The viscous drag coefficient ##\gamma## can be calculated by using Stokes’ law for a sphere:$$\gamma=6\pi \eta r_p$$,where ##\eta## is the viscosity of the gas and ##r_p## is the radius of the paddle.Substituting these expressions into the formula for ##\omega##, we get:$$\omega=\frac{\frac{(N_1T_1 -N_2T_2) k_B}{A}}{6\pi \eta r_p}\frac{R}{r}\frac{\theta}{2 \pi}$$(b) The energy ##E## transferred from the gas on one side of the small paddle wheel to the small paddle wheel during the rotation of one tooth of the ratchet can be obtained by multiplying the average torque ##\tau## by the angle ##\theta##:
$$E = \tau \theta$$The average torque ##\tau## can be found by multiplying the average force ##F## by the radius ##r_p## of the paddle:$$\tau=Fr_p$$Using the expression for F from part (a), I get:$$\tau=\frac{(N_1T_1−N_2T_2)k_B}{A}r_p$$Therefore,$$E = \frac{(N_1T_1−N_2T_2)k_B}{A}r_p \theta$$Where do I go wrong?
2. When ##T_1 > T_2##:
(a)
I assume that the system is in a steady state, meaning that the angular velocity of the paddle, the ratchet, and the pulley shaft are equal. I also assumed that the system is in equilibrium, meaning that the net torque on the system is zero.
I would calculate the average force ##F## exerted by the gas molecules on the paddle by using the ideal gas law, which relates the pressure, volume, temperature, and number of molecules of an ideal gas; then, the viscous drag coefficient ##\gamma## of the paddle by using Stokes’ law for a sphere, which relates the drag force, viscosity, and radius of a spherical object moving in a fluid. Then, I would equate the torque due to ##F## and the torque due to ##\gamma##, which are opposite in direction, to find the angular velocity ##\omega## of the paddle. Then, I will multiply ##\omega## by the ratio of ##R## and ##r##, which are the radii of the pulley shaft and the ratchet, respectively, to find the angular velocity of the ratchet. Dividing the angular velocity of the ratchet by ##2\pi##, which is the angle of one full rotation, I'll find the number of rotations per unit time: multiplying the number of rotations per unit time by ##\theta##, which is the angle of one tooth of the ratchet, I'll find the average angular displacement per unit time. I get:$$\omega=\frac{F}{\gamma}\frac{R}{r}\frac{\theta}{2 \pi}$$
The average force ##F## can be approximated by using the ideal gas law:$$F=\frac{N_1k_BT_1}{A}−\frac{N_2k_BT_2}{A}$$where ##N_1## and ##N_2## are the number of gas molecules on each side of the paddle, ##k_B## is the Boltzmann constant, ##T_1## and ##T_2## are the temperatures of the gases, and ##A## is the area of the paddle.

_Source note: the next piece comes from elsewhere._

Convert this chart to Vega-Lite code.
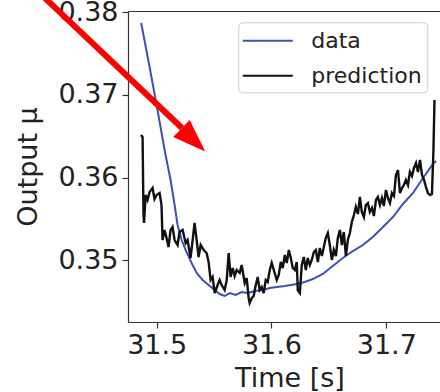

The viscous drag coefficient ##\gamma## can be calculated by using Stokes’ law for a sphere:$$\gamma=6\pi \eta r_p$$,where ##\eta## is the viscosity of the gas and ##r_p## is the radius of the paddle.Substituting these expressions into the formula for ##\omega##, we get:$$\omega=\frac{\frac{(N_1T_1 -N_2T_2) k_B}{A}}{6\pi \eta r_p}\frac{R}{r}\frac{\theta}{2 \pi}$$(b) The energy ##E## transferred from the gas on one side of the small paddle wheel to the small paddle wheel during the rotation of one tooth of the ratchet can be obtained by multiplying the average torque ##\tau## by the angle ##\theta##:
$$E = \tau \theta$$The average torque ##\tau## can be found by multiplying the average force ##F## by the radius ##r_p## of the paddle:$$\tau=Fr_p$$Using the expression for F from part (a), I get:$$\tau=\frac{(N_1T_1−N_2T_2)k_B}{A}r_p$$Therefore,$$E = \frac{(N_1T_1−N_2T_2)k_B}{A}r_p \theta$$Where do I go wrong?